Yang paling njelehi adalah efek samping ke pencernaan. Bau kenthut godril adalah khas. Brang-breng nyaingi jumbleng. Sampai-sampai konco-konco bisa menebak, begitu aroma tercium langsung disambut makian, “Wooo, lhadalah, asem tenan, enthut godril tenan iki….” Ya, betul… baunya setara dengan kenthut jengkol atau pete. Yang gak tahan jijik bisa mukok ngenggon. Perkumpulan anak-anak yang asik main jemeh po gaple pun bisa bubar sambil misuh-misuh kalo satu membernya ngenthut godril.

Itulah siklus konsumsi godril. Susah-susah didapat, diolah, dikonsumsi, namun efeknya malah gak mitayani. Godril adalah gambaran kompetisi kehidupan dunia. Orang susah payah ngumpulin harta. Endhas buat ceker, ceker buat endhas. Karena ngumpulin harta dunia, semua bisa kewalik-walik.
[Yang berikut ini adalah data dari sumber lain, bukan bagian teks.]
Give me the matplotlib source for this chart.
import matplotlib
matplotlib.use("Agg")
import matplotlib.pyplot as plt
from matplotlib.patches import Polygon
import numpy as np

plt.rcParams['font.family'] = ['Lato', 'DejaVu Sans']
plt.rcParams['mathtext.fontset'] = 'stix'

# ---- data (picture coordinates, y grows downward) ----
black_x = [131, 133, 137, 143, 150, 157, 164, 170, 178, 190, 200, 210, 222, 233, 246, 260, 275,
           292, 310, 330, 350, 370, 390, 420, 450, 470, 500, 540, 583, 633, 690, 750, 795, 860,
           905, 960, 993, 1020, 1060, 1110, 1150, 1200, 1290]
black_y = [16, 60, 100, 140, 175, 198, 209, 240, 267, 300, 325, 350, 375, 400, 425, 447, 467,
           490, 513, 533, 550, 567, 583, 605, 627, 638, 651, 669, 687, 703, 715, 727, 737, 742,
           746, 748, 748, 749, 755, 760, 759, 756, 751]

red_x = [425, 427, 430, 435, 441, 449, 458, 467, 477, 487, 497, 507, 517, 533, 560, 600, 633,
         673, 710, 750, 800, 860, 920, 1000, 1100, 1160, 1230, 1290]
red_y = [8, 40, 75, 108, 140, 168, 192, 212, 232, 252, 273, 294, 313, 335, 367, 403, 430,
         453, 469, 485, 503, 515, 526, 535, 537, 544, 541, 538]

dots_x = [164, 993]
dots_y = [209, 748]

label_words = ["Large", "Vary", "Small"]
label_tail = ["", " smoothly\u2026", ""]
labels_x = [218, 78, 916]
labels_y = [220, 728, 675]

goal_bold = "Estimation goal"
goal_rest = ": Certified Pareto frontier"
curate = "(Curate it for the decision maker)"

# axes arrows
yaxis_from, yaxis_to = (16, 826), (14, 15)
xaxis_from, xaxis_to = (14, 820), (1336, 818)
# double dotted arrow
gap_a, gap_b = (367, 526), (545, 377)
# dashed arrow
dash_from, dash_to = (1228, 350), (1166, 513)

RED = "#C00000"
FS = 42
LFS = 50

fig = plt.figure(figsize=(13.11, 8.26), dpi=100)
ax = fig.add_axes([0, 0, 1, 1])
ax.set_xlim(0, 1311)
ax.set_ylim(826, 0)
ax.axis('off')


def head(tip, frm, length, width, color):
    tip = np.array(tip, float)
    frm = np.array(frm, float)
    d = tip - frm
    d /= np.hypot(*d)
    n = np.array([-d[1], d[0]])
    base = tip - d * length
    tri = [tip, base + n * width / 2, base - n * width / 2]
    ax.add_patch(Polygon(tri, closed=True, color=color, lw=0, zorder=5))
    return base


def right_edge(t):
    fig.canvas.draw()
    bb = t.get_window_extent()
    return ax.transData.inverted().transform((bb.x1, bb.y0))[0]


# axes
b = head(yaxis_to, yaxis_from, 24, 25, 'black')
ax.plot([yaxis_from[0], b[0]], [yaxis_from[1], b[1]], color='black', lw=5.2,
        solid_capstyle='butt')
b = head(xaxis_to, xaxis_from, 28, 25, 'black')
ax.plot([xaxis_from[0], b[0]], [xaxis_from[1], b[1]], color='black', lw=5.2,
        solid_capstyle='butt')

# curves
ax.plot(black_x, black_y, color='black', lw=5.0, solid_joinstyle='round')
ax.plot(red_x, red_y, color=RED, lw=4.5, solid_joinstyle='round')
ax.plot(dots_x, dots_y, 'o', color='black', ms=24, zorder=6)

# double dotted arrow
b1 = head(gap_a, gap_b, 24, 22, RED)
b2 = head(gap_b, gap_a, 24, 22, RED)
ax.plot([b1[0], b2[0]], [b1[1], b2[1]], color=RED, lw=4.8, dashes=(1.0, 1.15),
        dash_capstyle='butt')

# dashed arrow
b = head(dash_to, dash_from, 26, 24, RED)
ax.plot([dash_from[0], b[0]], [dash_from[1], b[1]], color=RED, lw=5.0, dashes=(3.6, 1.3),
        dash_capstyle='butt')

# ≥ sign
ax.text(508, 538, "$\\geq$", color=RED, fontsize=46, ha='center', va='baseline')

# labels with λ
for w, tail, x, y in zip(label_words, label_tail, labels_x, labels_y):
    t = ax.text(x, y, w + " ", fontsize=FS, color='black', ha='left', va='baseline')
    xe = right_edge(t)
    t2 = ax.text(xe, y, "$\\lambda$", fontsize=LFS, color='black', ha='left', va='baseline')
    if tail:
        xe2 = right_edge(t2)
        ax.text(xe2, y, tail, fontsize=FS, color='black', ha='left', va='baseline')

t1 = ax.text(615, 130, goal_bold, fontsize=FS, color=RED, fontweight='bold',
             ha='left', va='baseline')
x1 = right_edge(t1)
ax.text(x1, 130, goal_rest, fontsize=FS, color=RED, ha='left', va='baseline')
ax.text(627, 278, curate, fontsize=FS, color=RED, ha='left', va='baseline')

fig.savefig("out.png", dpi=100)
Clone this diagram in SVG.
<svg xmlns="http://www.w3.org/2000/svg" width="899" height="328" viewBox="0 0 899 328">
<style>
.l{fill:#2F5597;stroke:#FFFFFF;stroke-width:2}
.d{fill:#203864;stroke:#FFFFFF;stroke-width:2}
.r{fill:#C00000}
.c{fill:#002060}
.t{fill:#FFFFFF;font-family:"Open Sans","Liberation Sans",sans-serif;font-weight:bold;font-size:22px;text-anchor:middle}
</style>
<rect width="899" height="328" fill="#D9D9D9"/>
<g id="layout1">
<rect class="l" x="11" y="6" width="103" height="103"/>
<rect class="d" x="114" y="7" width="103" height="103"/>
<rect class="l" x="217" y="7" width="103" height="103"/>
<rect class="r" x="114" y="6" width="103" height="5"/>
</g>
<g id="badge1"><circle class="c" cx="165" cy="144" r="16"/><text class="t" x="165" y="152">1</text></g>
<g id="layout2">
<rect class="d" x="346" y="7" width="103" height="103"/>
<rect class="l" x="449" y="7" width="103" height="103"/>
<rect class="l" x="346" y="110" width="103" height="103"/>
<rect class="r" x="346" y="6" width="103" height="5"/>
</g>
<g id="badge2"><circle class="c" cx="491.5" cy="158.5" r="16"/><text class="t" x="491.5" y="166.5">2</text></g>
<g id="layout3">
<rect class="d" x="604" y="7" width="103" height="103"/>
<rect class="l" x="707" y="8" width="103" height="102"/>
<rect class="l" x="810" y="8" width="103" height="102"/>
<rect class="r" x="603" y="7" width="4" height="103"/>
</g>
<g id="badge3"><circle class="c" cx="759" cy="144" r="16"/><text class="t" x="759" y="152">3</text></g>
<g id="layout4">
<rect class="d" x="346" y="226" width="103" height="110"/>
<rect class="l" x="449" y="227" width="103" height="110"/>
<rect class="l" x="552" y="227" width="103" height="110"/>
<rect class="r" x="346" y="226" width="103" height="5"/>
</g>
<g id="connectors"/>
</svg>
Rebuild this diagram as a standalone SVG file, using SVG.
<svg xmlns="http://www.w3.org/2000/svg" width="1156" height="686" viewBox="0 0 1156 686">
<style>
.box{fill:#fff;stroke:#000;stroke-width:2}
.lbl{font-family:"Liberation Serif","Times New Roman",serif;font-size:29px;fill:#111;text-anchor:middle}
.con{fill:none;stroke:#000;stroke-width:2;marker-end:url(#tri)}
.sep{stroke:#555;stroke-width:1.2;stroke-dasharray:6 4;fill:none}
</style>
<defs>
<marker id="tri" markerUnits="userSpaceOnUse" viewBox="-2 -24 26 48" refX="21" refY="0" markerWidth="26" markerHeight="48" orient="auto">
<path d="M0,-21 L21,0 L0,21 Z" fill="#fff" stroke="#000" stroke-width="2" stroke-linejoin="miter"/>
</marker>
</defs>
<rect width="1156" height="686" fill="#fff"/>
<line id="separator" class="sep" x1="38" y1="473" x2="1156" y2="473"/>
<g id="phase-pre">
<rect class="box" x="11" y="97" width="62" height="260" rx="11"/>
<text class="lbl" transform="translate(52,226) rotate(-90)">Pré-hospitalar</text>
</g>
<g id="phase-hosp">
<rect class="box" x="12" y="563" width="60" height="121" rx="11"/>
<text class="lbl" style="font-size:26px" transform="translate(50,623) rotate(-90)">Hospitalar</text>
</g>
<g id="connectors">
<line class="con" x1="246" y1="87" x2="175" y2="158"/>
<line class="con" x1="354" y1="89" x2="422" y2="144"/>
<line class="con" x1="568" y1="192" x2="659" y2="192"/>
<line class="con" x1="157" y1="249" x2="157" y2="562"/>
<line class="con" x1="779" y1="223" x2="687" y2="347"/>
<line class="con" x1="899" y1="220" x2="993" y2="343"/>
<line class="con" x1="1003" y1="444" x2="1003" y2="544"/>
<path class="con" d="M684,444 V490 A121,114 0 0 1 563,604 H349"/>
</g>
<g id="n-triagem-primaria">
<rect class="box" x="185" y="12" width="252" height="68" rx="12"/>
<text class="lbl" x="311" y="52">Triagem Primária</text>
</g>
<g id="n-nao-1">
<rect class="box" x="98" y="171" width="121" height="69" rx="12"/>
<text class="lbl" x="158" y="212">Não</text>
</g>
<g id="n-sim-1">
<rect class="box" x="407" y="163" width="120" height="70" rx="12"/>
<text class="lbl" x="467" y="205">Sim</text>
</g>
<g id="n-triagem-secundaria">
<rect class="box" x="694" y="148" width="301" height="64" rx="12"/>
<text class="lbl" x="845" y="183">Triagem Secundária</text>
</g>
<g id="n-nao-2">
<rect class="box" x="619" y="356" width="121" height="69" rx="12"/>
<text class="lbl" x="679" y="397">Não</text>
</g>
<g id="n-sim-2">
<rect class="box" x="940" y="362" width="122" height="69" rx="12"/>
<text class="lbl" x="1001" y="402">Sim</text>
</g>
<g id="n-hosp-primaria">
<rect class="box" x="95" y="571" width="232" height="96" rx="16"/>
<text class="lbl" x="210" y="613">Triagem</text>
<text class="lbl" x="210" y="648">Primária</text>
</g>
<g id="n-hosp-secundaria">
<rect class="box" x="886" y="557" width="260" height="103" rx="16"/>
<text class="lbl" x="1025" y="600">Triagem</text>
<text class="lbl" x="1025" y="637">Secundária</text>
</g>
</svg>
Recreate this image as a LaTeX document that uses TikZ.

Haram jadi halal, halal jadi haram. Yang haram saja susah didapat, apalagi yang halal, begitu kata wong nderung.

Begitu sudah didapat, orang bingung membelanjakan. Harta sedikit merasa kurang, harta banyak ra cukup. Padahal semuanya yang didapat tersebut tak ada yang abadi. Pasti akan berakhir jadi rongsokan. HP paling mewah tahun 90-an, adalah HP bahan tertawaan saat sekarang. Cocoknya buat nyambit maling po nbandhem kirik ...katanya. Meskipun nantinya ada juga barang mahal karena antik, namun mahalnya barang antik itu setelah yang punya diurug tanah, alias dut van modiyar. Itu berlaku bagi semuanya. Rumah, mobil, barang mewah, apalagi makanan.

Konon ada yang mengecualikan, yakni permata alias diamond. Diamonds are forever, katanya. Betul, diamond adalah selamanya permata. Nilainya tetap. Tapi yang punya permata bisa bernasib sebaliknya. Ada yang mati karena dirampok permatanya, ada yang terbantai karena permata yang dimilikinya. Bahkan ada satu negeri yang langgeng berperang sampai ancur-ancuran karena supply energi perang dari permata. Pilemnya dibintangi Leonardo di Caprio….. katanya siiih (wong gak nonton pilemnya).


Godril adalah ayat kauniyah. Yang mau mbukak ayat Qouliyah, bukalah Al Qur’an Surat Al Hadiid ayat 20.